Nigeria in 'massive manhunt' for kidnapped French family
Nigerian security forces were in a "massive manhunt" on Friday for seven members of a kidnapped French family after Paris said the abductors had likely separated the victims into two groups.
Few details emerged on the precise location of the family, which includes two parents, four children aged 5 to 12 and an uncle, after their Tuesday kidnapping in the neighbouring West African nation of Cameroon.
Cameroon authorities said the victims, who were visiting a national park at the time, were taken over the border into Nigeria's restive northeast after being abducted.
"As long as there are rumours of their cross-border movements, then security agencies must be intensely searching for them," police spokesman Frank Mba told AFP, adding that there was a "massive manhunt."
A security official in Nigeria's northeast, where criminal gangs and insurgents from Islamist extremist group Boko Haram have long operated, said "we are not relenting in efforts to release them."
He said areas around the Cameroon border were particularly being searched. Border crossings in that area are porous, with the frontiers for Chad and Niger also nearby.
The victims had not yet been spotted, the official said.
On Thursday, French President Francois Hollande said that the family was probably being held in two groups.
"We are fully cooperating with Nigerian and Cameroonian authorities to find the location where our citizens are being held," Hollande told reporters.
"For the moment the best thing is to work with some discretion, to first of all identify the exact place where our citizens are being held, probably in two groups, and how we would be able to free them under the best conditions."
The family, who were based in Cameroon, were visiting the Waza National Park when they were kidnapped. They have been identified as Tanguy Moulin-Fournier and his wife Albane, as well as their four sons, Eloi, Andeol, Mael and Clarence.

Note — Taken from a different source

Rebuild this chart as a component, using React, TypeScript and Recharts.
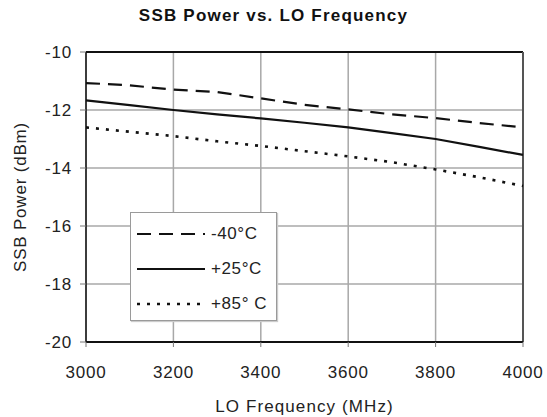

Tanguy's brother Cyril Moulin-Fournier was on vacation and with them at the time. The three adults are all around 40 years old.
The family with the exception of the uncle moved to Yaounde, Cameroon's capital, in autumn 2011 when the father got a job there overseeing the construction of a liquid natural gas plant. The uncle lives in Barcelona, Spain.
"It's difficult because these are good people," said one of the guards at their home in Yaounde. "We didn't have an employer-employee relationship, they were family."
The Nigerian security official had earlier said "intelligence reports have shown that the abductors may be holding their victims ... around the Dikwa area," referring to a town in northeast Nigeria.
Hollande has condemned the seizure as an "odious" act, saying: "This is the first time that children have been taken hostage in this manner."
The French foreign ministry has urged citizens in the far north of Cameroon to leave the area as quickly as possible and advised against travel to areas bordering Nigeria until further notice.
It could not say how many French citizens are believed to be in the north but 6,200 in total are registered as living in Cameroon.
France had already strongly advised its citizens against travel to northern Nigeria, which has seen violence linked to Boko Haram's insurgency for several years and where a Frenchman was kidnapped in December.
The defence ministry said a team of French gendarmes had arrived in Cameroon on Tuesday to help with the probe, adding that they were being "protected by French soldiers".
French Defence Minister Jean-Yves Le Drian pointed the finger at Boko Haram but said it was not clear whether the kidnapping was linked to France's offensive against Islamist rebels in Mali.
"These are groups that claim the same fundamentalism, who use the same methods, whether it's in Mali, Somalia or Nigeria," he said.
While French officials have named Boko Haram as the likely culprits, a splinter faction of the group known as Ansaru, which has risen in prominence in recent weeks, appears to have focused specifically on targeting foreign hostages.
Ansaru claimed the December kidnapping of a French national in northern Nigeria and the abduction of seven foreigners from a construction site in Bauchi state at the weekend.
In statements, Ansaru has protested against France's efforts against Islamist rebels in Mali among other issues.
Other analysts have said a criminal group may be behind the abduction with the intent of selling the hostages or collecting ransom.